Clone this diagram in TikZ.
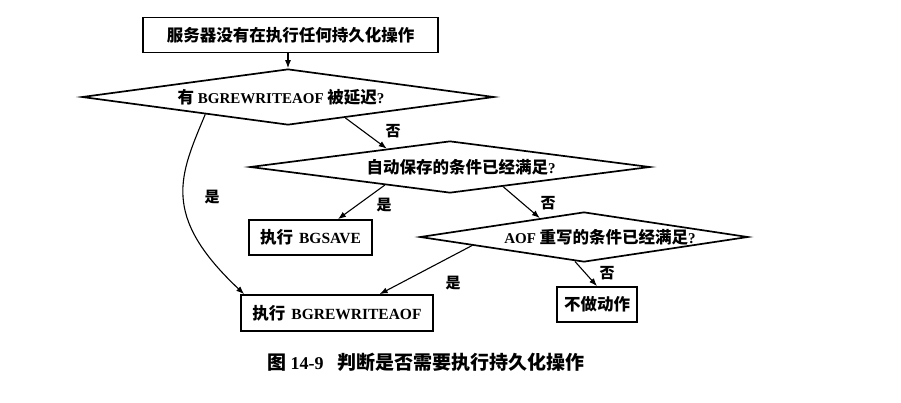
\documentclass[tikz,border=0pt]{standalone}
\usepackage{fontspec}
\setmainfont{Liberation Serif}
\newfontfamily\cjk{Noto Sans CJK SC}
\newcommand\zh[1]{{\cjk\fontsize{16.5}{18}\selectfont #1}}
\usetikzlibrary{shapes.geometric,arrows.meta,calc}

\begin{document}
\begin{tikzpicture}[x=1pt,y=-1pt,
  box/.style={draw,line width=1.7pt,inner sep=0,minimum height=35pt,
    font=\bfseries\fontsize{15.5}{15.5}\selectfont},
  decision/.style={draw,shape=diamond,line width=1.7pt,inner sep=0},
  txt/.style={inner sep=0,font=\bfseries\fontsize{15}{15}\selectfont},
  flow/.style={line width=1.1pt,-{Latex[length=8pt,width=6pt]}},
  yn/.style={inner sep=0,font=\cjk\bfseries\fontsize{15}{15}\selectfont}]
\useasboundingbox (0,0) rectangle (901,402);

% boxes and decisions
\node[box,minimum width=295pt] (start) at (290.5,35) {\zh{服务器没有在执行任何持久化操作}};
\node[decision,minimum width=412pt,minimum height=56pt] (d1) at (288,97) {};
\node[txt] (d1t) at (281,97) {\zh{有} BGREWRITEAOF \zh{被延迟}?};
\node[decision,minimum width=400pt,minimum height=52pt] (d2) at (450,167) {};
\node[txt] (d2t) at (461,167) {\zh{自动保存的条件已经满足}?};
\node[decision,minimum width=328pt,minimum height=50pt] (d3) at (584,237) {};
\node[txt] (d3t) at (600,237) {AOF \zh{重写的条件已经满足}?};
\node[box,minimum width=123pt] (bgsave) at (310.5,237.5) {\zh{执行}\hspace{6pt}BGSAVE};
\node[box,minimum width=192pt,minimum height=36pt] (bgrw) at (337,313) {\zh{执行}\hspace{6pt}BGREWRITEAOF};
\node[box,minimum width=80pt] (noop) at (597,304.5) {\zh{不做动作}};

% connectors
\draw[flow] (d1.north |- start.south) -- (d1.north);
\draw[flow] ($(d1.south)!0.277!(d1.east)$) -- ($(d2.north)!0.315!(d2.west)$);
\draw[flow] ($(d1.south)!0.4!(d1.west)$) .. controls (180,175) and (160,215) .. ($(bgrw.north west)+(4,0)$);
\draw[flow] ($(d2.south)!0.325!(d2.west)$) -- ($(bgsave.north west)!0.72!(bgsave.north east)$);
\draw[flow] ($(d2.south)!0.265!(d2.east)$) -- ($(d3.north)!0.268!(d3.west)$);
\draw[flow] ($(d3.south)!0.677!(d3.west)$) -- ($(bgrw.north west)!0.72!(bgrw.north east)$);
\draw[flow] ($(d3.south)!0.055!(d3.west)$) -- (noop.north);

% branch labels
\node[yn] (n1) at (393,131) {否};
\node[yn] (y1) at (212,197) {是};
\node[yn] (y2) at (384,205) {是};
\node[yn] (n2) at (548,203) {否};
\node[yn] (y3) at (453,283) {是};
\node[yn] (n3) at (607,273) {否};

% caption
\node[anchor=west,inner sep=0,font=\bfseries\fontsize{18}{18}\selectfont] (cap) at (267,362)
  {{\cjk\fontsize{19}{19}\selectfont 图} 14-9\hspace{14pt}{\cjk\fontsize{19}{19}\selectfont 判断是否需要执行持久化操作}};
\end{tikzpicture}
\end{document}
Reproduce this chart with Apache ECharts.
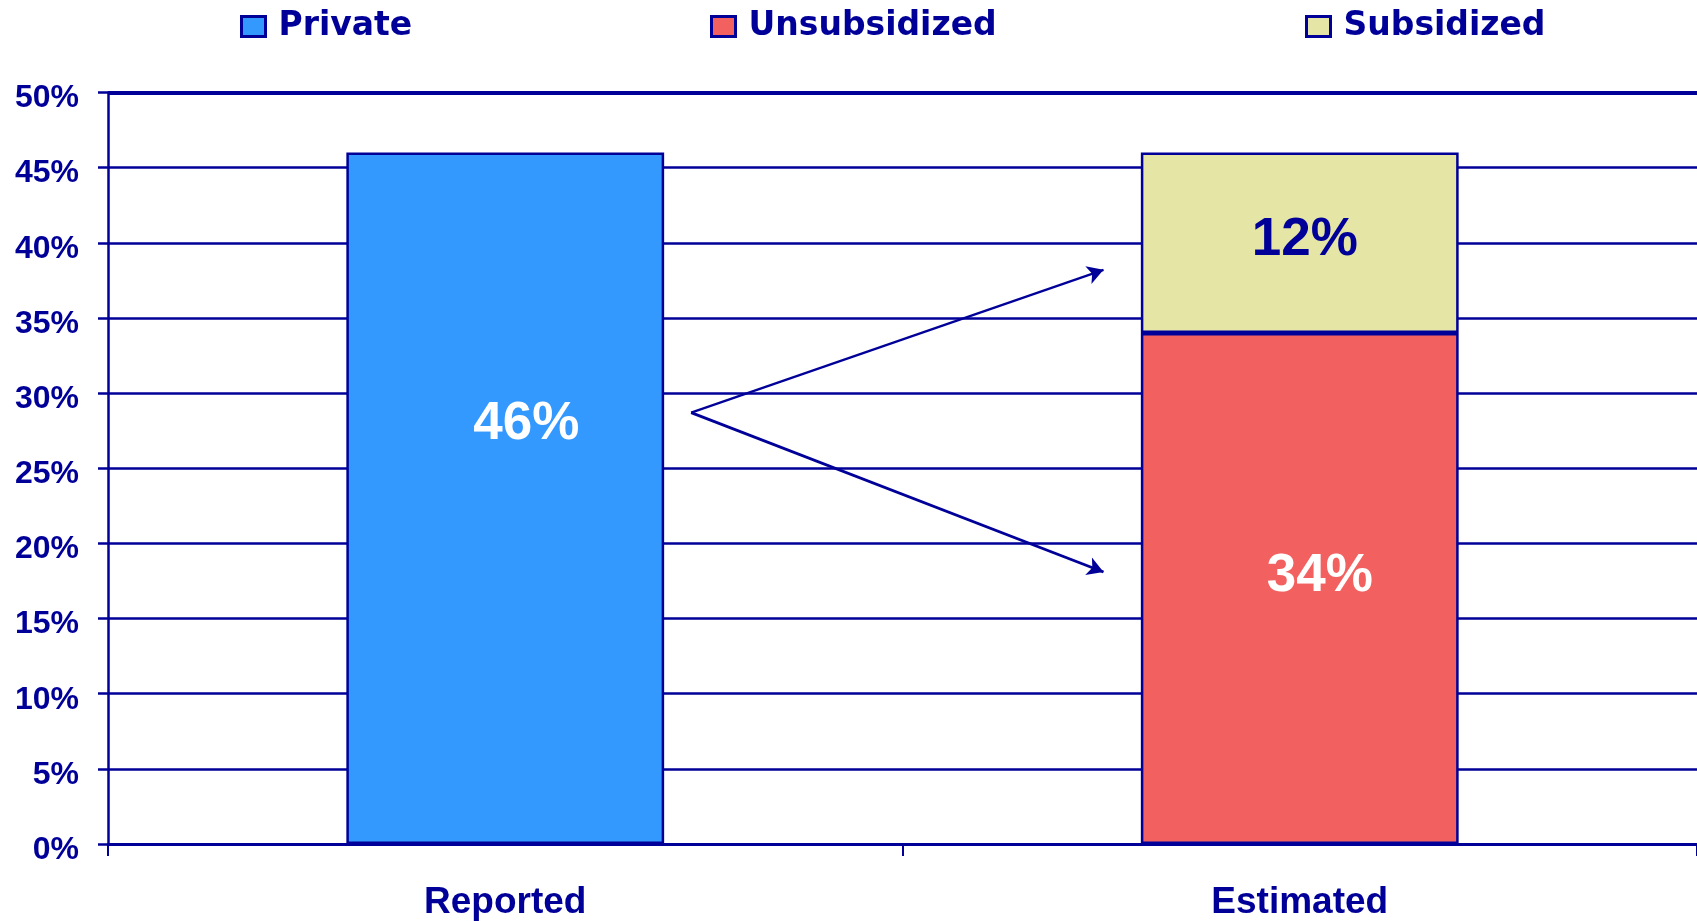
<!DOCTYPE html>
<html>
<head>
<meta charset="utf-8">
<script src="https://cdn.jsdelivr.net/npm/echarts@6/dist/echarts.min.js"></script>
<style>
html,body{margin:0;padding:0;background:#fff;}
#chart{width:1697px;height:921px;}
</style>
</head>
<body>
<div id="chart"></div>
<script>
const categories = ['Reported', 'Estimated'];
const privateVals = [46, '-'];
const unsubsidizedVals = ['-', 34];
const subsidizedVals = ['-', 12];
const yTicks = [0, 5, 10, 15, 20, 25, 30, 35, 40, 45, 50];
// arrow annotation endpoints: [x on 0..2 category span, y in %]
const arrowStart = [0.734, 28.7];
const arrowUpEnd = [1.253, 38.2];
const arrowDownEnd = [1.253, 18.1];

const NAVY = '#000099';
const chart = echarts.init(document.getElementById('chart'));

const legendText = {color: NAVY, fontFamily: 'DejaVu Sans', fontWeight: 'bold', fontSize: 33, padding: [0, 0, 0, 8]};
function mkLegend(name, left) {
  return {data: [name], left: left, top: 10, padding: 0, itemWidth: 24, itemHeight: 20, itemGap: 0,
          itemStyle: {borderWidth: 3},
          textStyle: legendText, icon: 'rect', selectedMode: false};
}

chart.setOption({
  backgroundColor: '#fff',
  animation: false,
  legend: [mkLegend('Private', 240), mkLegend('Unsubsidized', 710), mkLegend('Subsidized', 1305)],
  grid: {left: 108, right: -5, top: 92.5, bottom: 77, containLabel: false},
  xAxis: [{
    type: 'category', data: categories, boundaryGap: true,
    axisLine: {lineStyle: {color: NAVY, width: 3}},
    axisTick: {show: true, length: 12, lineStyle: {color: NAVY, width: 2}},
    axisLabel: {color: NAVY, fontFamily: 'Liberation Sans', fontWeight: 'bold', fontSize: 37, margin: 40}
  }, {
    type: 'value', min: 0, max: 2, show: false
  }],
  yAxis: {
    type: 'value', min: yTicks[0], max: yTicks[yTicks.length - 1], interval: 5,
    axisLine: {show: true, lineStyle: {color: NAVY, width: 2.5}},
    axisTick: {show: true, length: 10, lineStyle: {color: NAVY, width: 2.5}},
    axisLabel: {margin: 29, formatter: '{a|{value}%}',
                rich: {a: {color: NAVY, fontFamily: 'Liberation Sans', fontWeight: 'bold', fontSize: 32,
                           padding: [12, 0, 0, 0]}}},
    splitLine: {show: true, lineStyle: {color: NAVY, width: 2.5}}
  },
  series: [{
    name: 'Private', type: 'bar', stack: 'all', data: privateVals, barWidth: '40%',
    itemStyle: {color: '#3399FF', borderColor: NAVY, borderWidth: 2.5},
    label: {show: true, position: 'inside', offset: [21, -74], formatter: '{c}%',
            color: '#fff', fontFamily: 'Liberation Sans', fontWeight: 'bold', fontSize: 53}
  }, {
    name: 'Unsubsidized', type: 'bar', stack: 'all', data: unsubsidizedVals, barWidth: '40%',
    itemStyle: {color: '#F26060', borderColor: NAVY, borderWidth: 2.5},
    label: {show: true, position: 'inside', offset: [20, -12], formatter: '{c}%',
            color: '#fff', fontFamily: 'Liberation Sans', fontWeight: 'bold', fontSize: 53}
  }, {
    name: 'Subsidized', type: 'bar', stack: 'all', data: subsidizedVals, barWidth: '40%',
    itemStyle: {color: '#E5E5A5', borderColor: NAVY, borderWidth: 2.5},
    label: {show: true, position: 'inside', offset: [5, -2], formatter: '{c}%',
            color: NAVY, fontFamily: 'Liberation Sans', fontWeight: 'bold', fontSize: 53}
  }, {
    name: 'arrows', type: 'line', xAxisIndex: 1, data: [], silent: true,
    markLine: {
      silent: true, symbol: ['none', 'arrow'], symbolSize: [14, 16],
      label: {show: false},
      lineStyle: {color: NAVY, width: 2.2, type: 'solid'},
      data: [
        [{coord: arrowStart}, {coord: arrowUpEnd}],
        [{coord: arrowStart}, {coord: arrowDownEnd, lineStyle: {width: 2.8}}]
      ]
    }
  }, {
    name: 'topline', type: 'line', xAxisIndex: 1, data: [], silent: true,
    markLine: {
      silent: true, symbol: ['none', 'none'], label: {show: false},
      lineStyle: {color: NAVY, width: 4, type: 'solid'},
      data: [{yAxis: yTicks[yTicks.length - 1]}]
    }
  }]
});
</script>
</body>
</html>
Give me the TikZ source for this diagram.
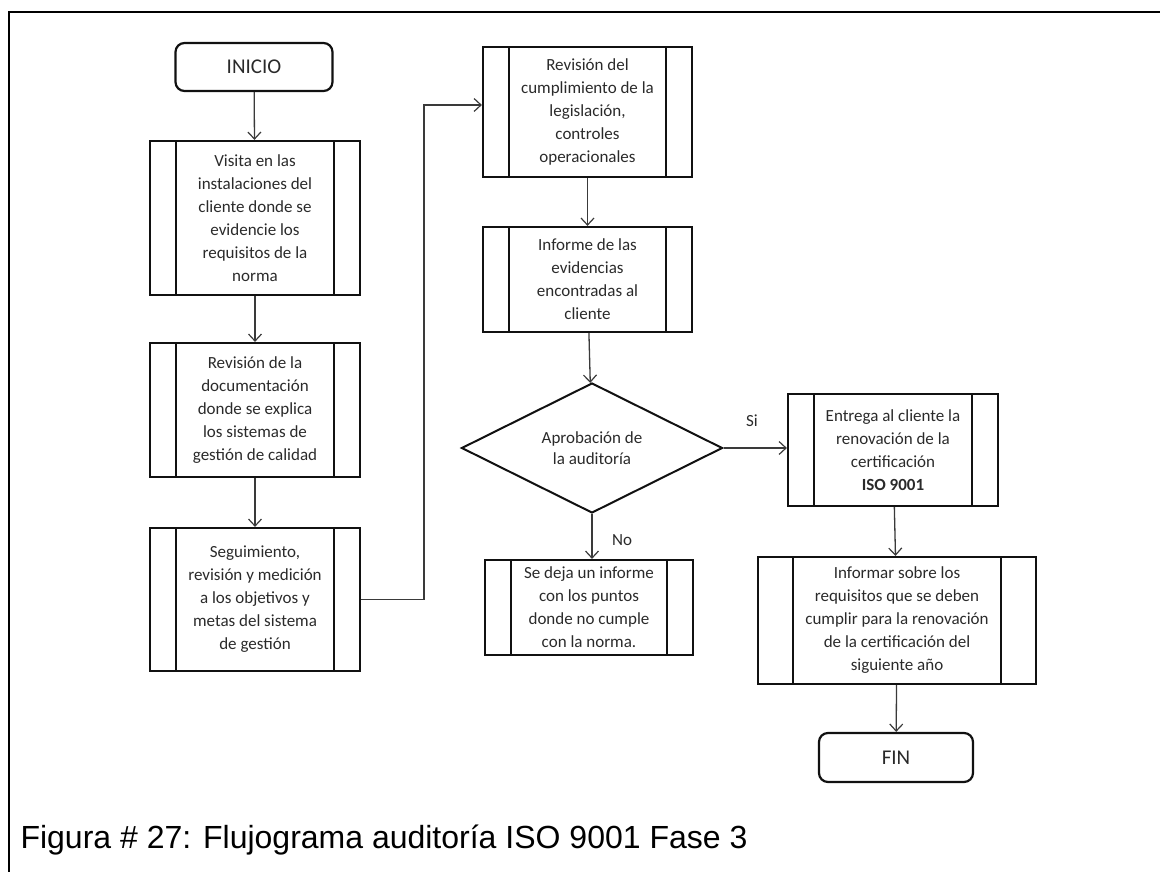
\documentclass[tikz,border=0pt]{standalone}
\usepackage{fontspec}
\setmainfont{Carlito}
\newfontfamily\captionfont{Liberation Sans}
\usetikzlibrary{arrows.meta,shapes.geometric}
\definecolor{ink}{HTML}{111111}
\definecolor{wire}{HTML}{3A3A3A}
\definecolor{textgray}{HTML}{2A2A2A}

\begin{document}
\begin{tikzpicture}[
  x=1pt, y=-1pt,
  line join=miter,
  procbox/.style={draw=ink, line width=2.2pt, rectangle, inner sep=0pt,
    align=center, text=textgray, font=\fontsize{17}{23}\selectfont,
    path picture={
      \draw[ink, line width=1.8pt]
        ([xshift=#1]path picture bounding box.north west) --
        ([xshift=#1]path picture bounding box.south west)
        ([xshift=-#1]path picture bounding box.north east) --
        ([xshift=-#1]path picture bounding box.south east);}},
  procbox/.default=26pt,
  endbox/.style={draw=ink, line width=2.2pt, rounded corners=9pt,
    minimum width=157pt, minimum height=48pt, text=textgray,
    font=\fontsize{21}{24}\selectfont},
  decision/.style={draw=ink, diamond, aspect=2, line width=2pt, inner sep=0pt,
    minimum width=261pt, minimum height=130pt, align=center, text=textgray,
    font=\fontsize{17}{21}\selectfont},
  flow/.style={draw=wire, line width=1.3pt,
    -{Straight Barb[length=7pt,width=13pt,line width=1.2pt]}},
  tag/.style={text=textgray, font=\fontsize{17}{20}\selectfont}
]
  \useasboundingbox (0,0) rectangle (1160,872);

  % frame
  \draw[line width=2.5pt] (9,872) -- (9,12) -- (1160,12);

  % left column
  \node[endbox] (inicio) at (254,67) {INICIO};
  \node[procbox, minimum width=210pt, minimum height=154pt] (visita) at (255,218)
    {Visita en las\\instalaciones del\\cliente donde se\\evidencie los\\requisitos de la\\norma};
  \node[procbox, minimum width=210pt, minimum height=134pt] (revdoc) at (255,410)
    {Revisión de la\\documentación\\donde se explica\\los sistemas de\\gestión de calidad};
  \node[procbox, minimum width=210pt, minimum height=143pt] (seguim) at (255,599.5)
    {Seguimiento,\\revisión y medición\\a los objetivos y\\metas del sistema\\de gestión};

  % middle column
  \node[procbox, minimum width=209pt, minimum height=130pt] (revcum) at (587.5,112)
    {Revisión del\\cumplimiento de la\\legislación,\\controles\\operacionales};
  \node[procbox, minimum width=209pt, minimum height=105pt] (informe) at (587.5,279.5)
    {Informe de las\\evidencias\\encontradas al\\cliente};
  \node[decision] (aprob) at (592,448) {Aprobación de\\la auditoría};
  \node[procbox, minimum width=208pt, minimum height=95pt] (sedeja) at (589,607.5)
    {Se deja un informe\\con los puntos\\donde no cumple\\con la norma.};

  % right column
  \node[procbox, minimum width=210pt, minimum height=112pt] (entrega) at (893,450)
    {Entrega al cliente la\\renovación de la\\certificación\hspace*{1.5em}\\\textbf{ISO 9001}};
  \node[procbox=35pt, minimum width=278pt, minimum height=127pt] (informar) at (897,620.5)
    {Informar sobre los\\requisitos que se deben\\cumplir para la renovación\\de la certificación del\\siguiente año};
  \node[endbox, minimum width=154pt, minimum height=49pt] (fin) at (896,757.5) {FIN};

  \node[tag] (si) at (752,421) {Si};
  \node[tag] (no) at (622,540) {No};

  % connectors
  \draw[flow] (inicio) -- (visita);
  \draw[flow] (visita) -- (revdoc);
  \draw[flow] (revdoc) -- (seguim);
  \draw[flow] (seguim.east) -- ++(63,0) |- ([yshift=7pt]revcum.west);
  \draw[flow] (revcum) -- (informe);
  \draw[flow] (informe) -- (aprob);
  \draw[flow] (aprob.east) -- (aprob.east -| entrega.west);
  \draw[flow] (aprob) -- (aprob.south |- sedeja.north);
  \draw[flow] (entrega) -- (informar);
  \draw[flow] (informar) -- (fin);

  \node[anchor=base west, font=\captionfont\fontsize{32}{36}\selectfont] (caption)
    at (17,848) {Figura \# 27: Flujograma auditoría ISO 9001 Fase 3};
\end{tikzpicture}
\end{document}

Exercise requirements: Only the lines from the top of the records through the line with "width=80pt] (noop) at" belong in the copy; write them out exactly, leaving out pictures.

Solution:
Clone this diagram in TikZ.
\documentclass[tikz,border=0pt]{standalone}
\usepackage{fontspec}
\setmainfont{Liberation Serif}
\newfontfamily\cjk{Noto Sans CJK SC}
\newcommand\zh[1]{{\cjk\fontsize{16.5}{18}\selectfont #1}}
\usetikzlibrary{shapes.geometric,arrows.meta,calc}

\begin{document}
\begin{tikzpicture}[x=1pt,y=-1pt,
  box/.style={draw,line width=1.7pt,inner sep=0,minimum height=35pt,
    font=\bfseries\fontsize{15.5}{15.5}\selectfont},
  decision/.style={draw,shape=diamond,line width=1.7pt,inner sep=0},
  txt/.style={inner sep=0,font=\bfseries\fontsize{15}{15}\selectfont},
  flow/.style={line width=1.1pt,-{Latex[length=8pt,width=6pt]}},
  yn/.style={inner sep=0,font=\cjk\bfseries\fontsize{15}{15}\selectfont}]
\useasboundingbox (0,0) rectangle (901,402);

% boxes and decisions
\node[box,minimum width=295pt] (start) at (290.5,35) {\zh{服务器没有在执行任何持久化操作}};
\node[decision,minimum width=412pt,minimum height=56pt] (d1) at (288,97) {};
\node[txt] (d1t) at (281,97) {\zh{有} BGREWRITEAOF \zh{被延迟}?};
\node[decision,minimum width=400pt,minimum height=52pt] (d2) at (450,167) {};
\node[txt] (d2t) at (461,167) {\zh{自动保存的条件已经满足}?};
\node[decision,minimum width=328pt,minimum height=50pt] (d3) at (584,237) {};
\node[txt] (d3t) at (600,237) {AOF \zh{重写的条件已经满足}?};
\node[box,minimum width=123pt] (bgsave) at (310.5,237.5) {\zh{执行}\hspace{6pt}BGSAVE};
\node[box,minimum width=192pt,minimum height=36pt] (bgrw) at (337,313) {\zh{执行}\hspace{6pt}BGREWRITEAOF};
\node[box,minimum width=80pt] (noop) at (597,304.5) {\zh{不做动作}};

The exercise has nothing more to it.